The last section of the book, "The Importance of Design, or What Can Architecture Do?," presents nearly two-dozen built projects in Europe and the United States, most of them examples of supportive housing, with two exceptions: OMA's Seattle Public Library, an inclusive space that offers a number of programs (psychological counseling, medical help, job training, assistance in securing housing) targeted to homeless visitors; and a proposal (now built) for a mausoleum in Santiago, Chile, exclusively for people experiencing homelessness when they died. The architectural standouts are clearly the projects Michael Maltzan has designed for the Skid Row Housing Trust in Los Angeles, including the Star Apartments on the cover. Although most of the other projects don't find architects applying form-making typically reserved for the rich to homeless populations, they offer lessons in other areas, such as adaptive reuse, prefab, and unit layouts.
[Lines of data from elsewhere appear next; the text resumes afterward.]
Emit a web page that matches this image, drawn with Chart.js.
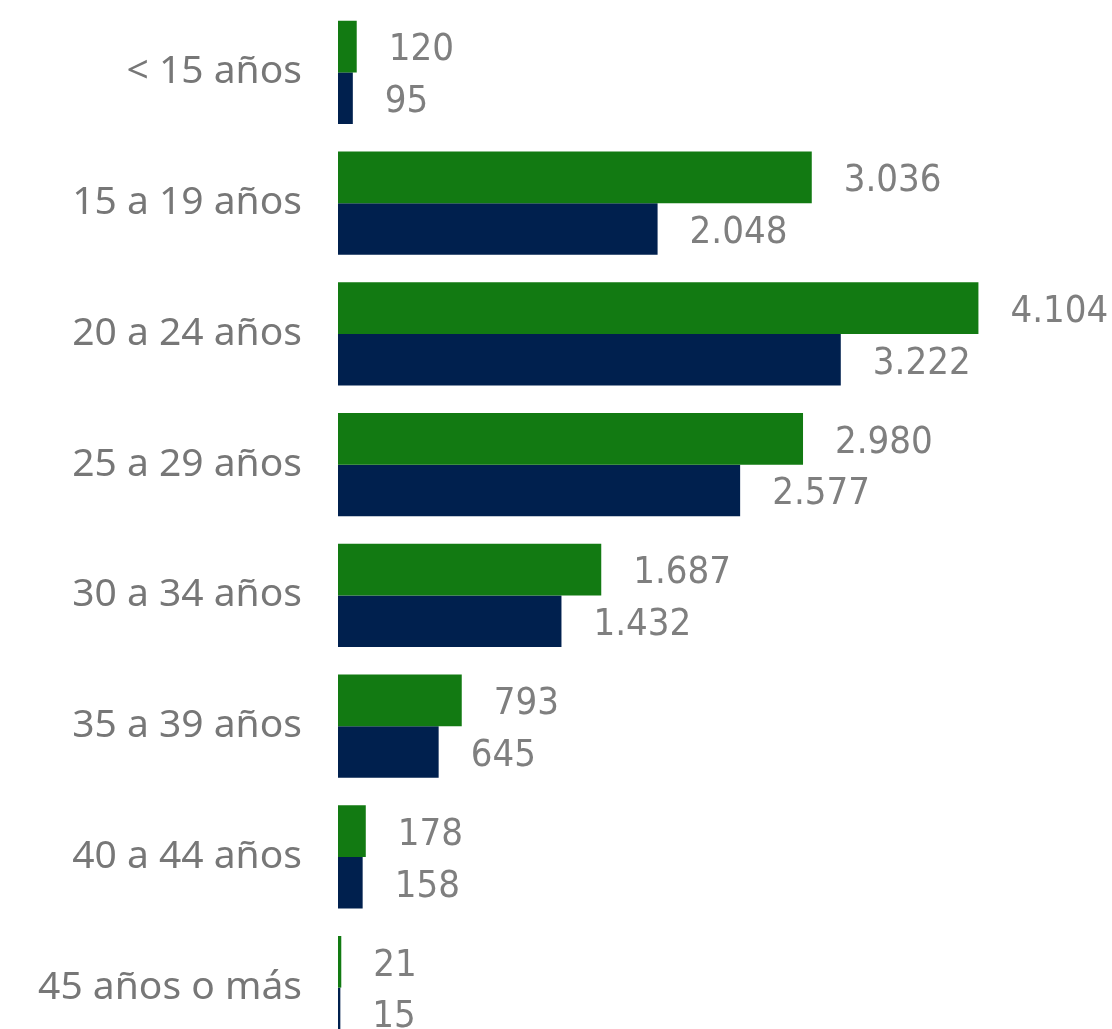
<!DOCTYPE html>
<html lang="es">
<head>
    <meta charset="UTF-8">
    <title>Distribución por edad</title>
    <script src="https://cdn.jsdelivr.net/npm/chart.js"></script>
    <style>
        html, body { margin: 0; padding: 0; background: #fff; overflow: hidden; }
        #wrap { position: relative; width: 1112px; height: 1053px; }
    </style>
    <script>
        // Grupos de edad
        const categorias = ["< 15 años", "15 a 19 años", "20 a 24 años", "25 a 29 años",
                            "30 a 34 años", "35 a 39 años", "40 a 44 años", "45 años o más"];
        // Serie verde (superior) y serie azul (inferior)
        const serieVerde = [120, 3036, 4104, 2980, 1687, 793, 178, 21];
        const serieAzul = [95, 2048, 3222, 2577, 1432, 645, 158, 15];

        // Etiquetas de valor con punto de miles
        function fmt(v) {
            return v.toString().replace(/\B(?=(\d{3})+(?!\d))/g, '.');
        }

        const valueLabels = {
            id: 'valueLabels',
            afterDatasetsDraw(chart) {
                const ctx = chart.ctx;
                ctx.save();
                ctx.font = '38px "DejaVu Sans Condensed", "DejaVu Sans", sans-serif';
                ctx.fillStyle = '#7f7f7f';
                ctx.textAlign = 'left';
                ctx.textBaseline = 'middle';
                chart.data.datasets.forEach((ds, i) => {
                    chart.getDatasetMeta(i).data.forEach((bar, j) => {
                        ctx.fillText(fmt(ds.data[j]), bar.x + 32, bar.y + 4);
                    });
                });
                ctx.restore();
            }
        };

        function drawChart() {
            const ctx = document.getElementById('edadChart').getContext('2d');
            new Chart(ctx, {
                type: 'bar',
                data: {
                    labels: categorias,
                    datasets: [
                        { data: serieVerde, backgroundColor: '#127a12' },
                        { data: serieAzul, backgroundColor: '#00204e' }
                    ]
                },
                options: {
                    indexAxis: 'y',
                    responsive: true,
                    maintainAspectRatio: false,
                    animation: false,
                    datasets: { bar: { categoryPercentage: 0.79, barPercentage: 1.0 } },
                    layout: { padding: { top: 7, right: 0, bottom: 0, left: 0 } },
                    plugins: { legend: { display: false }, tooltip: { enabled: false } },
                    scales: {
                        x: { display: false, min: 0, max: 4960 },
                        y: {
                            grid: { display: false, drawTicks: false },
                            border: { display: false },
                            afterFit(scale) {
                                scale.width = 338;
                                scale.paddingTop = 0;
                                scale.paddingBottom = 0;
                            },
                            ticks: {
                                padding: 36,
                                color: '#777777',
                                font: { family: '"Noto Sans", "Open Sans", sans-serif', size: 39 }
                            }
                        }
                    }
                },
                plugins: [valueLabels]
            });
        }

        window.onload = drawChart;
    </script>
</head>
<body>
    <div id="wrap"><canvas id="edadChart"></canvas></div>
</body>
</html>
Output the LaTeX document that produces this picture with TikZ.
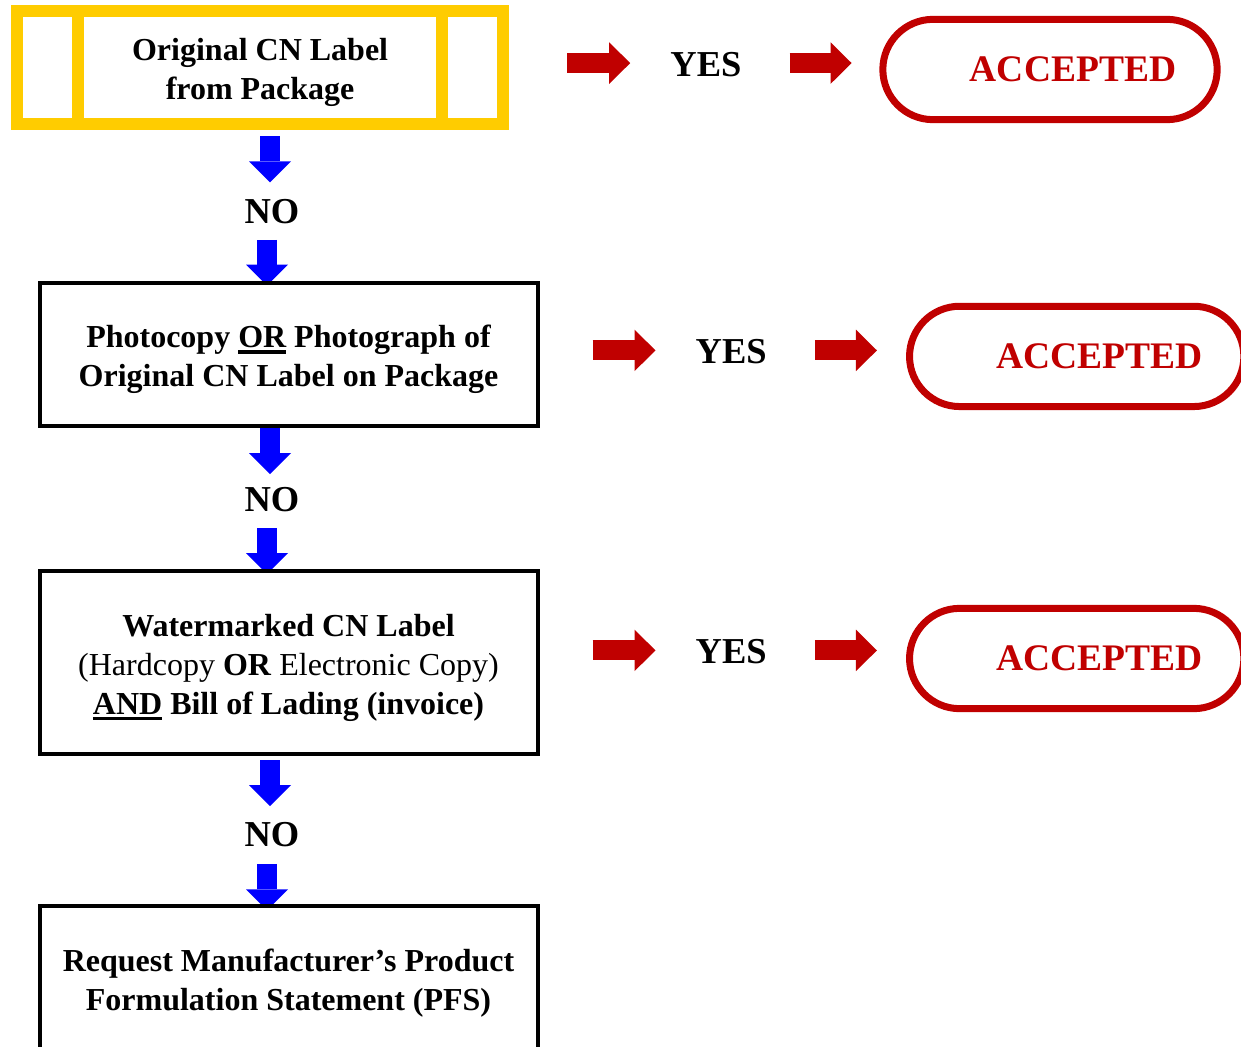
\documentclass[tikz,border=0pt]{standalone}
\usepackage{fontspec}
\setmainfont{Liberation Serif}
\usetikzlibrary{arrows.meta,shapes.misc,backgrounds}
\definecolor{cnyellow}{HTML}{FFCC00}
\definecolor{cnblue}{HTML}{0000FF}
\definecolor{cnred}{HTML}{C00000}
\newcommand{\undr}[1]{\setbox0\hbox{#1}\rlap{\rule[-6pt]{\wd0}{3.5pt}}\box0\relax}
\newcommand{\cnstrut}{\rule{0pt}{33pt}}
\newcommand{\cnboxfont}{\fontsize{32}{39}\selectfont\bfseries}

\begin{document}
\begin{tikzpicture}[x=1pt,y=-1pt,
    flowbox/.style={draw, line width=4pt, fill=white, outer sep=0pt, minimum width=498pt, align=center, font=\cnboxfont},
    firstbox/.style={draw=cnyellow, line width=12pt, fill=white, outer sep=0pt, minimum width=486.7pt, minimum height=112.7pt, align=center, font=\cnboxfont},
    answer/.style={inner sep=0pt, font=\fontsize{36.5}{40}\selectfont\bfseries},
    accepted/.style={rounded rectangle, draw=cnred, line width=7pt, text=cnred, minimum width=341pt, minimum height=100.3pt, font=\fontsize{37.5}{40}\selectfont\bfseries},
    bluearrow/.style={cnblue, line width=20pt, -{Triangle[width=42pt,length=21pt,line width=0pt]}},
    redarrow/.style={cnred, line width=20pt, -{Triangle[width=41.5pt,length=21pt,line width=0pt]}}]
    \useasboundingbox (0,0) rectangle (1241,1046);

            \node[firstbox] (box1) at (260.1,67.2) {\cnstrut Original CN Label\\from Package};
                \draw[cnyellow, line width=12pt] ([xshift=61pt]box1.north west) -- ([xshift=61pt]box1.south west);
                \draw[cnyellow, line width=12pt] ([xshift=-61pt]box1.north east) -- ([xshift=-61pt]box1.south east);
            \node[flowbox, minimum height=143pt] (box2) at (288.5,354.2) {\cnstrut Photocopy \undr{OR} Photograph of\\Original CN Label on Package};
            \node[flowbox, minimum height=183pt] (box3) at (288.5,662.5) {\cnstrut Watermarked CN Label\\{\mdseries(Hardcopy \textbf{OR} Electronic Copy)}\\\undr{AND} Bill of Lading (invoice)};
            \node[flowbox, minimum height=143pt] (box4) at (288.5,977.8) {\cnstrut Request Manufacturer’s Product\\Formulation Statement (PFS)};

            \node[answer] (no1) at (272,211.8) {NO};
            \node[answer] (no2) at (272,499.2) {NO};
            \node[answer] (no3) at (272,835) {NO};

            \node[answer] (yes1) at (705.9,64.6) {YES};
            \node[answer] (yes2) at (731.2,351.9) {YES};
            \node[answer] (yes3) at (731.2,651.9) {YES};

            \node[accepted] (acc1) at (1050,69.5) {\hspace*{46pt}ACCEPTED};
            \node[accepted] (acc2) at (1076.7,356.4) {\hspace*{46pt}ACCEPTED};
            \node[accepted] (acc3) at (1076.7,658.5) {\hspace*{46pt}ACCEPTED};

            \begin{scope}[on background layer]
                \draw[bluearrow, shorten <=12.5pt, shorten >=17pt] ([xshift=-2pt]box1.south -| no1.north) -- ([xshift=-2pt]no1.north);
                \draw[bluearrow, shorten <=15.7pt, shorten >=-3pt] ([xshift=-5pt]no1.south) -- ([xshift=-5pt]no1.south |- box2.north);
                \draw[bluearrow, shorten >=12.5pt] ([xshift=-2pt]box2.south -| no2.north) -- ([xshift=-2pt]no2.north);
                \draw[bluearrow, shorten <=16.5pt, shorten >=-3pt] ([xshift=-5pt]no2.south) -- ([xshift=-5pt]no2.south |- box3.north);
                \draw[bluearrow, shorten <=6pt, shorten >=16.5pt] ([xshift=-2pt]box3.south -| no3.north) -- ([xshift=-2pt]no3.north);
                \draw[bluearrow, shorten <=16.5pt, shorten >=-4pt] ([xshift=-5pt]no3.south) -- ([xshift=-5pt]no3.south |- box4.north);
            \end{scope}

            \draw[redarrow] ([xshift=-103pt,yshift=1.5pt]yes1.west) -- ([xshift=-40pt,yshift=1.5pt]yes1.west);
            \draw[redarrow] ([xshift=48pt,yshift=1.5pt]yes1.east) -- ([xshift=110pt,yshift=1.5pt]yes1.east);
            \draw[redarrow] ([xshift=-103pt,yshift=1.5pt]yes2.west) -- ([xshift=-40pt,yshift=1.5pt]yes2.west);
            \draw[redarrow] ([xshift=48pt,yshift=1.5pt]yes2.east) -- ([xshift=110pt,yshift=1.5pt]yes2.east);
            \draw[redarrow] ([xshift=-103pt,yshift=1.5pt]yes3.west) -- ([xshift=-40pt,yshift=1.5pt]yes3.west);
            \draw[redarrow] ([xshift=48pt,yshift=1.5pt]yes3.east) -- ([xshift=110pt,yshift=1.5pt]yes3.east);
      \end{tikzpicture}
\end{document}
In regards to the last, consistent floor plans and sections that highlight individual units in each project are helpful additions to the usual photographs, texts, and project data. Rounding out the book's offerings are a lengthy bibliography (unfortunately, most sources are in German) and a 16-page stapled glossary with key terms defined in the context of the exhibition, from "address" and "welfare state." Architects interested in doing something about the people in their cities who don't have safe, dignified housing should have this book.